Aslında Hızır ve İlyas peygamberlerin buluştuğu ve kutlandığı tarih Anadolu ve Ortadoğu toplumlarında 6 Mayıs tarihi olarak kabul edilir. Biz 5 Mayıs’ta Murat Dağı cennetinden geldik. 6 Mayıs’ta bakanlık kararına itiraz edip mahkemeye giden paragöz doğa düşmanları, hâkimleri hem de tam Hıdırellez gününde keşfe getirmiş.
Yine birlikte 7 yılı aşkın bir zamandır birlikte Murat Dağı savunuculuğunu yaptığımız can kardeşim Funda Öz Akcura haber verdi. Can Fundamın belirttiğine göre Gediz Belediye Başkanı Sayın Necdet Akel 2 saat içerisinde halkı örgütleyerek keşif heyetinin karşısına dikilmiş. Helal olsun. Bu cenneti savunmak, en çok ilçelerinin sınırları içerisinde kalan Gedizlilere yaraşır.
Şimdiii…
Bu boynu altında kalasıca madencilerin Murat Dağı’ndan altın çıkarma sevdası hiçbir zaman bitmeyecek. Para hırsı gözlerini kör etmiş ve yüreklerini nasır bağlatmış.
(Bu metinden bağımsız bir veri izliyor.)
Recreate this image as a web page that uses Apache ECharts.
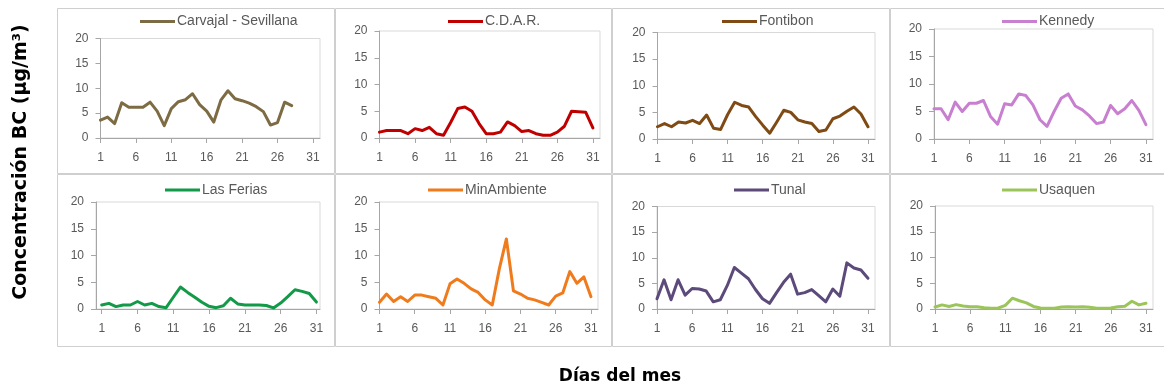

Ama hayatımda tavuk bile kesemeyen birisi olarak söylüyorum:
Ola da Murat Dağı’nda bir ağaç dalı kırarsanız karşınızda beni bulacaksınız. Benim gibi milyonlarca Murat Dağı sevdalısı canları bulacaksınız.
İsterseniz şimdide dava açabilirsiniz. Eğer oralara gelirseniz dünyayı başınıza yıkarız. Makinelerinizi yakar, Murat Dağı’nı size mezar ederiz.
Uşaklıların tabiriyle inşallah zang ölümlerine gidersiniz. O kazandığınız paralar boğazınıza takılır da nefes alamazsınız.
Milyonlarca canımızın oksijenini ve suynu keseceğinize inşallah siizn nefesiniz kesilir de insanlık hepinizden kurtulur.